Saturday, June 03, 2017

The Best Kind of Day

Had half my family together today to celebrate Maddie’s graduation from Wakeland High School. We began the day with a sumptuous brunch at a Frisco spot that specializes in local and organic food. Eggs Florentine turned out not to be quite what I expected—baby spinach, but somehow I expected it to be cooked, and I really must learn that unless I ask my eggs will be harder than I like. The day was saved by a large side order of the best fried potatoes I’ve had in forever. Another surprise: I asked for green tea, and it came iced!

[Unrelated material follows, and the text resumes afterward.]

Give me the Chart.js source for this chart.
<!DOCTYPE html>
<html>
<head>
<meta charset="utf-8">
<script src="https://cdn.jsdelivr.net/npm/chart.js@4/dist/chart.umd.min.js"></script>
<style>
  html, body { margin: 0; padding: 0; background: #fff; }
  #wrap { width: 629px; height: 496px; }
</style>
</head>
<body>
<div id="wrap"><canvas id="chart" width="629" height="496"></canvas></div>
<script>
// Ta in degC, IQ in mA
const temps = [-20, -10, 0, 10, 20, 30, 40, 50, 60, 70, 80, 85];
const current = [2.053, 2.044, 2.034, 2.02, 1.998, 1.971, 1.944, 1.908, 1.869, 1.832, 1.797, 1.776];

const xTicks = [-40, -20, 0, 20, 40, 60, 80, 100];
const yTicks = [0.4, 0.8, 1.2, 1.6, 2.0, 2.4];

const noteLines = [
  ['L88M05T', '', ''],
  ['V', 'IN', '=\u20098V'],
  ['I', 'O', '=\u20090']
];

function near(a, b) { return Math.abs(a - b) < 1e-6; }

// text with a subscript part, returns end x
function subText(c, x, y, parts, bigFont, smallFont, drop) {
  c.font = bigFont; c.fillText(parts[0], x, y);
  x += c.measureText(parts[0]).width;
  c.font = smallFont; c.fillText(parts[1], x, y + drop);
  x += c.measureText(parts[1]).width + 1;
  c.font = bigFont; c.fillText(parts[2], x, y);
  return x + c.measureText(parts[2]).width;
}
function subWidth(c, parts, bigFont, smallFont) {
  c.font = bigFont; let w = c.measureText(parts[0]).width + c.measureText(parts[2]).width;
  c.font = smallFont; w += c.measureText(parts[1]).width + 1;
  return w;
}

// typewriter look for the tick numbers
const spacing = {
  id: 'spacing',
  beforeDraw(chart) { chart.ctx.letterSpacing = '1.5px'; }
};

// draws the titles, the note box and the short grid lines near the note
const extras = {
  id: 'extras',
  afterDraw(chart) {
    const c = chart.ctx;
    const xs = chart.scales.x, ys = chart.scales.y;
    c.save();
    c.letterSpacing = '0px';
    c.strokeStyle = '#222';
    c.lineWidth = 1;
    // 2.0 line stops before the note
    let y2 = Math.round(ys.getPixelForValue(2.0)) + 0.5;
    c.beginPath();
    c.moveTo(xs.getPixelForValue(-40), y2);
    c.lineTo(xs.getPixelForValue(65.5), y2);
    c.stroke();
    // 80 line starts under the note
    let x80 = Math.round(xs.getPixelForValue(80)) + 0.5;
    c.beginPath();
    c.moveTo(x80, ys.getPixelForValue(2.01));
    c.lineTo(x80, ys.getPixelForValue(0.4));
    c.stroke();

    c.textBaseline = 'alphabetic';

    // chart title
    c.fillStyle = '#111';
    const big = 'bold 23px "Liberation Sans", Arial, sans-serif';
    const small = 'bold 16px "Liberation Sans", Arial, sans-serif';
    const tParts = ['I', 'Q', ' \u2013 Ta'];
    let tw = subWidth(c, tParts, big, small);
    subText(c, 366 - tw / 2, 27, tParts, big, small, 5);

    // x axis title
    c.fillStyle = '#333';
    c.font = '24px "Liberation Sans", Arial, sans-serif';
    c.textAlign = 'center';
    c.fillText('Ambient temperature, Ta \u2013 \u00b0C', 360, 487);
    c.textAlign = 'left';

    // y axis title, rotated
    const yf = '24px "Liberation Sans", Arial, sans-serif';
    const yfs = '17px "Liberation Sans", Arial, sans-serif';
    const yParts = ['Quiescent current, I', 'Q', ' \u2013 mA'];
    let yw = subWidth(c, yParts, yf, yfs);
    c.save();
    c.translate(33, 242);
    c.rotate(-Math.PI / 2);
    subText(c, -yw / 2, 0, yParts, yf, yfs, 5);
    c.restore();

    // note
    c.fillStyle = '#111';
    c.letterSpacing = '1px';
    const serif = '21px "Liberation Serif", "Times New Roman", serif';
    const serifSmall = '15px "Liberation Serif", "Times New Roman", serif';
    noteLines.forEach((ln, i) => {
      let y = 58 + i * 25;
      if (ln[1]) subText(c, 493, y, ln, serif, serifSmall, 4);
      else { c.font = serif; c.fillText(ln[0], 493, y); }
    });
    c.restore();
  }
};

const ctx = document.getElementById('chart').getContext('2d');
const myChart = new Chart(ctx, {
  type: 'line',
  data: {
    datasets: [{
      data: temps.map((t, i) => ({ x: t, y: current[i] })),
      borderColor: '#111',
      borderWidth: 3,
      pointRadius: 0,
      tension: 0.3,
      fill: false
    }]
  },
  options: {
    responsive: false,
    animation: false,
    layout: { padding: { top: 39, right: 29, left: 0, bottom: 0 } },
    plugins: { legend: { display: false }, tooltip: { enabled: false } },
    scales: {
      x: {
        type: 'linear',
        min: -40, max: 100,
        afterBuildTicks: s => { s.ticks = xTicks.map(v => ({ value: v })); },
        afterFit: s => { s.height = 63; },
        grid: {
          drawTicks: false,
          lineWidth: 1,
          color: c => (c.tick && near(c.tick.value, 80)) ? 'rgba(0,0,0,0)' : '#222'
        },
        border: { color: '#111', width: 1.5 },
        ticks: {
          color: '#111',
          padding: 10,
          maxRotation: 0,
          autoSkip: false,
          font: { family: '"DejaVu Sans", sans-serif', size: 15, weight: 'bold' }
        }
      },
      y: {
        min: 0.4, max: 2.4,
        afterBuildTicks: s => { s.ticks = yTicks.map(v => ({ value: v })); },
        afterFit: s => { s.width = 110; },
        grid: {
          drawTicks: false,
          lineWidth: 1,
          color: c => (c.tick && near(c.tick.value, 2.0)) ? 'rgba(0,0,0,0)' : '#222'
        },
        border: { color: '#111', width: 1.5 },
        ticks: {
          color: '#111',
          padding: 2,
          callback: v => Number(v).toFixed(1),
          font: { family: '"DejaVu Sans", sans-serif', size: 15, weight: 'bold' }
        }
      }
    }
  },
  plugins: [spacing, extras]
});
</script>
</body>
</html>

Graduation took up most of the day. We left the house at one and returned at seven, all tired out except for the sweet girl graduate who has gone on to parties. It’s no small feat to graduate 600 or so seniors, and Wakeland did a good job of it. They marched in, an endless procession, to “Pomp and Circumstance” which right away had me reaching for a Kleenex. Speeches were admirably short, and it was on to the business of presenting diplomas. There was no lagging in line, and it moved as fast as could be expected. Maddie was something like fourteenth, and after that I read on my iPhone. I’m sure her parents watched for all the kids they know, but I knew not a soul. The family sat up a level from the ground floor but thanks to Colin for keeping me company in the handicapped section.

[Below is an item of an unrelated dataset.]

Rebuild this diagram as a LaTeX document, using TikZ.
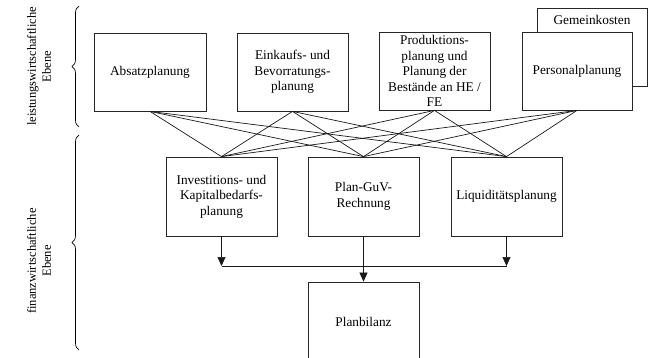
\documentclass[tikz,border=0pt]{standalone}
\usepackage{fontspec}
\setmainfont{Liberation Serif}
\usetikzlibrary{arrows.meta,decorations.pathreplacing}
\begin{document}
\begin{tikzpicture}[x=1pt,y=-1pt,
  box/.style={draw=black!85, line width=0.8pt, fill=white, minimum width=111pt, minimum height=78pt,
    inner sep=2pt, align=center, font=\fontsize{13.3}{15.6}\selectfont},
  lbl/.style={align=center, rotate=90, font=\fontsize{12.5}{15}\selectfont},
  fan/.style={line width=0.7pt, black!90},
  flow/.style={line width=0.7pt, black!90},
  arr/.style={flow, -{Triangle[length=9pt,width=8pt]}},
  brc/.style={line width=0.7pt, decorate, decoration={brace, amplitude=7pt}}]
\useasboundingbox (0,0) rectangle (648,357);
% back box
\node[box, minimum width=110pt] (gk) at (592,47) {};
\node[font=\fontsize{13.3}{15.6}\selectfont, anchor=center] (gkt) at (592,20) {Gemeinkosten};
% top row
\node[box, minimum width=112pt] (b1) at (150,72) {Absatzplanung};
\node[box] (b2) at (292.5,72) {Einkaufs- und\\Bevorratungs-\\planung};
\node[box, font=\fontsize{13.3}{15.6}\selectfont] (b3) at (434.5,71) {Produktions-\\planung und\\Planung der\\Bestände an HE /\\FE};
\node[box, minimum width=110pt] (b4) at (577,71) {Personalplanung};
% middle row
\node[box, minimum height=79pt] (m1) at (221.5,196.5) {Investitions- und\\Kapitalbedarfs-\\planung};
\node[box, minimum height=79pt] (m2) at (363.5,196.5) {Plan-GuV-\\Rechnung};
\node[box, minimum height=79pt] (m3) at (506.5,196.5) {Liquiditätsplanung};
% bottom
\node[box, minimum height=79pt] (pb) at (363.5,321.5) {Planbilanz};
% fan lines
\foreach \t in {b1,b2,b3,b4}{
  \foreach \m in {m1,m2,m3}{
    \draw[fan] (\t.south) -- (\m.north);
  }
}
% flow
\coordinate (j1) at (221.5,266);
\coordinate (j3) at (506.5,266);
\draw[arr] (m1.south) -- (j1);
\draw[arr] (m3.south) -- (j3);
\draw[flow] (j1) -- (j3);
\draw[arr] (m2.south) -- (pb.north);
% braces
\draw[brc] (79,127) -- (79,6);
\draw[brc] (79,350) -- (79,135);
% labels
\node[lbl] (l1) at (39,66.5) {leistungswirtschaftliche\\Ebene};
\node[lbl] (l2) at (39,261) {finanzwirtschaftliche\\Ebene};
\end{tikzpicture}
\end{document}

The waitress snuck in. Do you know which one she is?
Afterwards there was the expected confusion of people milling around trying to find “their” graduate. We had taken my transport chair, which I almost never use anymore, because we figured there’d be a lot of standing around—and there was. I was constantly afraid that someone would back up into me and land in my lap. It didn’t happen. We did find Maddie and did some picture taking.

We started the day with food and ended it that way. An early supper at Babe’s, where I ate myself silly and I imagine the others did too. I kept thinking I don’t often get an opportunity to indulge that freely in bad-for-you but oh-so-good down-home cooking.

With her did and sister
It’s evening, Maddie has gone partying, and the rest of us are lazy and tired. The house is quieting down after a thoroughly good day.

And a note of pride: most graduates wore collars and ribbons of varying colors, each with some significance. I never did get an explanation of Maddie’s, but she graduated cum laude with special recognition for her achievements in sign language for the hearing impaired and a couple of other things, indicated by ribbons. She also had a heavy medal around her neck, but I never did hear what it’s for.

Her parents don’t face an empty nest though. Mel and Jamie will start high school all over again when fourteen-year-old Eden enters ninth grade. And, as daughter-in-law Lisa said to me today, “One grandchild down, six to go.”